On Feb 27,  2:15pm, Stephen Smith wrote:

> On the target I have the application testapp.exe and the library
> libtestlib.so.  When the OS loads testapp.exe and libtestlib.so it
> does the fixups and (since we wrote the OS and the gdbserver) we can
> see the elf headers for both files.  We also currently can debug
> testapp.exe itself.
> 
> Now, the function main() has a call to lib1Func() which is defined
> inside of libtestlib.so.  I would like to trace into that function.
> 
> Questions:
>      1)  In the protocol
>            http://sources.redhat.com/gdb/onlinedocs/gdb_14.html#SEC120
>          I don't see a way to pass back the fixup results that the loader
>          performed.  Don't I need to do that?
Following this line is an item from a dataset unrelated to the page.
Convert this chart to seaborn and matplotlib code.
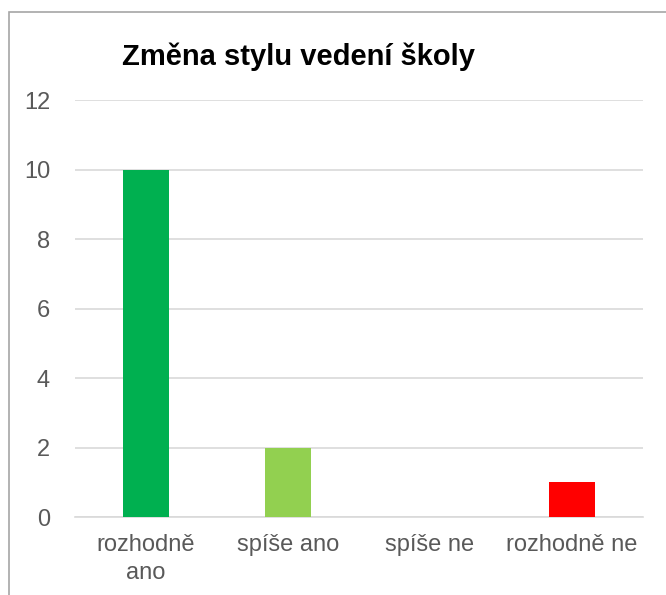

Maybe, maybe not.  As Andrew indicated in his message, you might
be able to do it all by reading memory, writing memory, and setting
breakpoints.  In the event that you can't, I suggest using the "q"
packet so that GDB can fetch the shared library information from
gdbserver.  You'll need to modify gdb to generate (send) the "q"
packet at the appropriate point in the code (which will likely be in
your solib backend) and you'll need to modify gdbserver to recognize
your special "q" packet and return the shared library information in a
mutually agreed upon format.

>      2) When I step into the function, lib1Func(), how does the
>         gdbserver tell gdb that it needs to load the symbol table
>         from the file libtestlib.so?

The idea is for the symbol table to be loaded (by GDB) prior to ending
up in lib1Func().  For this to happen, GDB needs to be told when a
shared library has been loaded by the dynamic linker.  Again, one of
the ways this is commonly done is for gdb to set an internal
breakpoint in a special do-nothing function that the shared library
machinery agrees to call after it's loaded a shared library.  But it
could be done in other ways too.

Anyway, once GDB has been told that there are (potentially) new
libraries loaded, GDB then attempts to find the load information
that you refer to.  It then loads the symbol table and applies
the necessary relocations.

The point is that all of this occurs before you've ever hit lib1Func().